It looks like a terrible regression in the latest CUDA runtimes.
It seems that calling a nppsMalloc_() function will change the current cuda device !
The problem currently occurs with CUDA 12.8 on a Windows 10 machine.
Can someone confirm that it happens (or not) on Linux before I submit a bug report ?
int d = 0;
cudaGetDevice(&d);
printf("device : %d\r\n", d);//0
cudaSetDevice(1);
cudaGetDevice(&d);
printf("device : %d\r\n", d);//1 : OK (I have 2 GPUs)

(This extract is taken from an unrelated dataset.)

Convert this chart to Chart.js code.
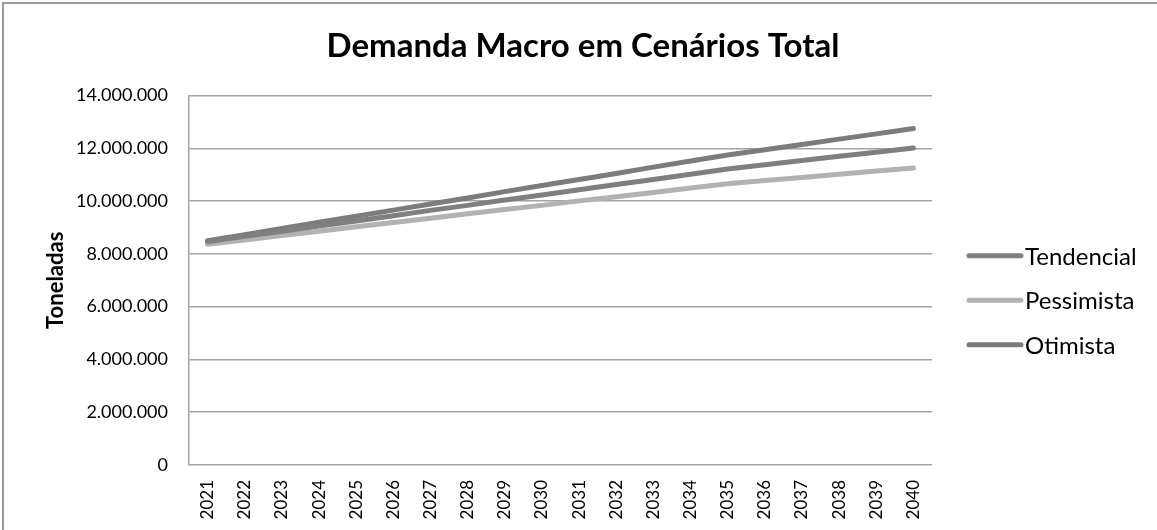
<!DOCTYPE html>
<html>
<head>
<meta charset="utf-8">
<title>Demanda Macro em Cenários Total</title>
<script src="https://cdn.jsdelivr.net/npm/chart.js@4"></script>
<style>
    html, body { margin: 0; padding: 0; background: #fff; }
    #wrap { position: relative; width: 1157px; height: 530px; }
    #frame {
        position: absolute; left: 2px; top: 2px; right: -10px; bottom: -10px;
        border-left: 2px solid #9a9a9a; border-top: 2px solid #9a9a9a;
        pointer-events: none;
    }
</style>
</head>
<body>
<div id="wrap">
    <canvas id="chart" width="1157" height="530"></canvas>
    <div id="frame"></div>
</div>
<script>
// Years on the x axis
const years = ['2021', '2022', '2023', '2024', '2025', '2026', '2027', '2028', '2029', '2030',
               '2031', '2032', '2033', '2034', '2035', '2036', '2037', '2038', '2039', '2040'];

// Demand in tonnes
const tendencial = [8470000, 8670000, 8860000, 9060000, 9250000, 9450000, 9650000, 9840000, 10040000, 10230000,
                    10430000, 10630000, 10820000, 11020000, 11220000, 11380000, 11540000, 11700000, 11850000, 12010000];
const pessimista = [8370000, 8530000, 8700000, 8860000, 9030000, 9190000, 9350000, 9520000, 9680000, 9840000,
                    10010000, 10170000, 10330000, 10500000, 10660000, 10780000, 10900000, 11020000, 11140000, 11260000];
const otimista = [8500000, 8730000, 8960000, 9200000, 9430000, 9660000, 9890000, 10120000, 10360000, 10590000,
                  10820000, 11050000, 11290000, 11520000, 11750000, 11950000, 12150000, 12350000, 12550000, 12750000];

// Y axis ticks
const yMin = 0;
const yMax = 14000000;
const yStep = 2000000;

const fontFamily = 'Lato, "Open Sans", sans-serif';

// Format numbers with dots as thousand separators
function fmt(v) {
    return String(v).replace(/\B(?=(\d{3})+(?!\d))/g, '.');
}

// Legend drawn to the right of the plot, line sample then label
const sideLegend = {
    id: 'sideLegend',
    afterDraw(chart) {
        const ctx = chart.ctx;
        const area = chart.chartArea;
        const sets = chart.data.datasets;
        const x0 = area.right + 37;
        const midY = (area.top + area.bottom) / 2 + 20;
        ctx.save();
        ctx.font = '24px ' + fontFamily;
        ctx.textBaseline = 'middle';
        ctx.fillStyle = '#000';
        sets.forEach((ds, i) => {
            const y = midY + (i - 1) * 44.5;
            ctx.beginPath();
            ctx.strokeStyle = ds.borderColor;
            ctx.lineWidth = ds.borderWidth;
            ctx.lineCap = 'round';
            ctx.moveTo(x0, y);
            ctx.lineTo(x0 + 52, y);
            ctx.stroke();
            ctx.fillText(ds.label, x0 + 56, y + 1);
        });
        ctx.restore();
    }
};

const ctx = document.getElementById('chart').getContext('2d');
new Chart(ctx, {
    type: 'line',
    data: {
        labels: years,
        datasets: [
            {
                label: 'Tendencial',
                data: tendencial,
                borderColor: '#7f7f7f',
                borderWidth: 5,
                borderCapStyle: 'round',
                pointRadius: 0,
                tension: 0
            },
            {
                label: 'Pessimista',
                data: pessimista,
                borderColor: '#b2b2b2',
                borderWidth: 5,
                borderCapStyle: 'round',
                pointRadius: 0,
                tension: 0
            },
            {
                label: 'Otimista',
                data: otimista,
                borderColor: '#7c7c7c',
                borderWidth: 5,
                borderCapStyle: 'round',
                pointRadius: 0,
                tension: 0
            }
        ]
    },
    options: {
        responsive: false,
        animation: false,
        layout: {
            padding: { left: 9, right: 0, top: 0, bottom: 0 }
        },
        plugins: {
            legend: { display: false },
            tooltip: { enabled: false },
            title: {
                display: true,
                text: 'Demanda Macro em Cenários Total',
                color: '#000',
                font: { family: fontFamily, size: 33, weight: 'bold' },
                padding: { top: 27, bottom: 29 }
            }
        },
        scales: {
            x: {
                offset: true,
                grid: { display: false, drawTicks: false },
                border: { display: false },
                ticks: {
                    color: '#000',
                    font: { family: fontFamily, size: 17 },
                    minRotation: 90,
                    maxRotation: 90,
                    autoSkip: false,
                    padding: 15
                },
                afterFit(scale) {
                    scale.height = 65;
                }
            },
            y: {
                min: yMin,
                max: yMax,
                grid: { color: '#a3a3a3', lineWidth: 1.5, drawTicks: false },
                border: { color: '#a3a3a3', width: 1.5 },
                ticks: {
                    stepSize: yStep,
                    color: '#000',
                    font: { family: fontFamily, size: 18 },
                    padding: 21,
                    callback: (v) => fmt(v)
                },
                title: {
                    display: true,
                    text: 'Toneladas',
                    color: '#000',
                    font: { family: fontFamily, size: 22, weight: 'bold' },
                    padding: { top: 34, bottom: 0 }
                },
                afterFit(scale) {
                    scale.width = 180;
                }
            },
            // empty right axis that reserves the legend space
            side: {
                position: 'right',
                min: yMin,
                max: yMax,
                grid: { display: false, drawTicks: false },
                border: { display: false },
                ticks: { display: false },
                afterFit(scale) {
                    scale.width = 225;
                }
            }
        }
    },
    plugins: [sideLegend]
});
</script>
</body>
</html>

const NppLibraryVersion* version = nppGetLibVersion();
cudaGetDevice(&d);
printf("device : %d\r\n", d);//1 : OK
cudaSetDevice(1);
cudaGetDevice(&d);
printf("device : %d\r\n", d);//1 : OK
nppsMalloc_8u(1);
cudaGetDevice(&d);
printf("device : %d\r\n", d);//0 !
[edit]changed to CUDA performance forum category[/edit]
[edit]reverted to correct forum category[/edit]
I checked with cudaPointerGetAttributes()
: actually, nppsMalloc()
does not even allocate on device 1 ! The allocation occurs on device 0. I can’t see any reason for that behaviour.
[edit]
I also checked that cudaMalloc() was behaving correctly. It does.